City council started looking at the idea of electric buses when trolley buses were phased out years ago.
The buses run off long-range batteries, which are powered using electricity from overhead charging stations in the garage when they’re not in use. Edmonton was one of the first cities in North America to have this type of charging technology.
“You’ve invested a lot of money into these buses, which are meant to provide improvement in people’s quality of life and the majority of them aren’t on the streets,” city councillor Andrew Knack said.
He’s frustrated with the process.
“That’s a huge cost we have invested and it’s not producing what everyone expected when we first bought those buses.”
But it won’t be easy to get the buses to back on the road — Proterra filed for Chapter 11 bankruptcy protection, meaning ETS will not be able to access new parts to repair the fleet.
“Now that their parts warehouse is locked up and we can’t get new parts for them. That’s sort of a cut-and-dry situation there, we can’t do anything with that,” Bradshaw said.
Knack said this has raised many questions about what the next step is.
“Is there a way through, whatever ends up happening in that, to then be able to…somebody picks up the contract or what goes on to try and recover the cost?” Knack said.
“In the end, this is a contract and many cities have purchased electric buses from this group.
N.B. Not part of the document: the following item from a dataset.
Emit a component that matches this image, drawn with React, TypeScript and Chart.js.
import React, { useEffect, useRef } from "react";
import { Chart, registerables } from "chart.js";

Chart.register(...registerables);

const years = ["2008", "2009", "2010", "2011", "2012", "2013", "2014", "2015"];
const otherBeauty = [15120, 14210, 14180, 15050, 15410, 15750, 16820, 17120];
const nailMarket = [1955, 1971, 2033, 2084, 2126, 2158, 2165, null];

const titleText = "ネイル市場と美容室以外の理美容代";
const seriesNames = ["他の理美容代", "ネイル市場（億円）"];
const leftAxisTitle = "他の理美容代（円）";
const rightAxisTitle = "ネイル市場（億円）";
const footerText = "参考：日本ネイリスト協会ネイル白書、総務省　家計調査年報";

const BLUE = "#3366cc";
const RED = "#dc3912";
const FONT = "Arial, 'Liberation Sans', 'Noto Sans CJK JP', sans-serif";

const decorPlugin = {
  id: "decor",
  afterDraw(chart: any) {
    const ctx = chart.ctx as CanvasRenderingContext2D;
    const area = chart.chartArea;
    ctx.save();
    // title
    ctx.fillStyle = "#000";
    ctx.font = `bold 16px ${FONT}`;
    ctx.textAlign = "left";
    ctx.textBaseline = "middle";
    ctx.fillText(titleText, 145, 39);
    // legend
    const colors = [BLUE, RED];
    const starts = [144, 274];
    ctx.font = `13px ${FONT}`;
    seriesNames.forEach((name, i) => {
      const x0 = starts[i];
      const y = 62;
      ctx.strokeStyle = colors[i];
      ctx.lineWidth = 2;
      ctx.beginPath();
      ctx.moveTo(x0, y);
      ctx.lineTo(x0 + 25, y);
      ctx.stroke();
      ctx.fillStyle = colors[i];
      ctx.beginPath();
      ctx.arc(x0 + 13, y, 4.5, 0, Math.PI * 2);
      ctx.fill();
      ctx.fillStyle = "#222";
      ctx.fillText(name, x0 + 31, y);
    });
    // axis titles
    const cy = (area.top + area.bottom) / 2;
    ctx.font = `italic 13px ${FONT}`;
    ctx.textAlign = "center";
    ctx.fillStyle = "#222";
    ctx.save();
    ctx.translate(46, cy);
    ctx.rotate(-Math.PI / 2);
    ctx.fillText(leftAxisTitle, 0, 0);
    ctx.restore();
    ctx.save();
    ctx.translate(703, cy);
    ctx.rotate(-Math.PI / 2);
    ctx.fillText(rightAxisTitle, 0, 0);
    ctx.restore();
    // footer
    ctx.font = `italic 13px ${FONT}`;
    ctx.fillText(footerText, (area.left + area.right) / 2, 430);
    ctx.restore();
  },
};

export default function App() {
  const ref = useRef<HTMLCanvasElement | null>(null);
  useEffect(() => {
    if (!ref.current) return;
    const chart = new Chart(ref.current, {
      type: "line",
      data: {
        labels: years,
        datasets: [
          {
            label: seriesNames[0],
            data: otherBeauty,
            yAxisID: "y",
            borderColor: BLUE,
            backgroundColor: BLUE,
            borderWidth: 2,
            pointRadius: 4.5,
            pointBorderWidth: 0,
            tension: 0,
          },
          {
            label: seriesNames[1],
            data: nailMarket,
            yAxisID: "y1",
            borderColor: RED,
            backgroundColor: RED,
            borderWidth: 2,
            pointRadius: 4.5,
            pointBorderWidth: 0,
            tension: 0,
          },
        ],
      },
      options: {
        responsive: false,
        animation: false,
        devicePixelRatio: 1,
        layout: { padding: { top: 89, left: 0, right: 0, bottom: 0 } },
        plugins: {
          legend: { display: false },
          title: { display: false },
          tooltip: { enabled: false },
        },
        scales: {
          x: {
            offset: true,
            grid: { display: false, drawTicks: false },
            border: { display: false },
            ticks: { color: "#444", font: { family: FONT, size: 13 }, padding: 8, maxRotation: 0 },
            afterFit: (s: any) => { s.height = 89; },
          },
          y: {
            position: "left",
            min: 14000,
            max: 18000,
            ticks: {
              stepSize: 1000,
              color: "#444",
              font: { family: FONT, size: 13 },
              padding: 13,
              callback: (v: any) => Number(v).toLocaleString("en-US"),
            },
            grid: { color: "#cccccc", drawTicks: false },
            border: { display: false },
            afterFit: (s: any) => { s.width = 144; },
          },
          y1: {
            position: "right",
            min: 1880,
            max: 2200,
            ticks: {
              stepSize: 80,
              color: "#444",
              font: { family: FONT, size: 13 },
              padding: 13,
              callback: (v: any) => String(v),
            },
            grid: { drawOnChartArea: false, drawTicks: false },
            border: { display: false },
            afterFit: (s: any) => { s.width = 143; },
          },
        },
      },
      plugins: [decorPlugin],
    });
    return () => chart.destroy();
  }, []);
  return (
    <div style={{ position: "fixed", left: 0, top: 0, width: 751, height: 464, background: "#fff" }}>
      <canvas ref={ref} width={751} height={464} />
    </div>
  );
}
I think all we want would be what everyone wants — (which) is what we paid for.”
In a statement to Global News, ETS branch manager Carrie Hotton-MacDonald says due to it being an active legal matter they are unable to speak to specifics at this time.
“The City will continue to take all necessary steps to preserve its rights in the bankruptcy proceedings and ensure Edmontonians can continue to rely on safe, convenient, and reliable transit service,” read the statement.
The transit union said the electric buses are on modified schedules until the issues are resolved, whereas the other diesel buses can run all day. Bradshaw said next time, the union hopes to be consulted first.
“If you’d had those bus drivers sitting in that seat. They’d have been saying to them on the spot, before they ever put out a plug nickel for them, ‘No I can’t drive this thing, are you kidding me?'”
The city is already looking at other green options: a pilot project with a hydrogen bus launched in 2022.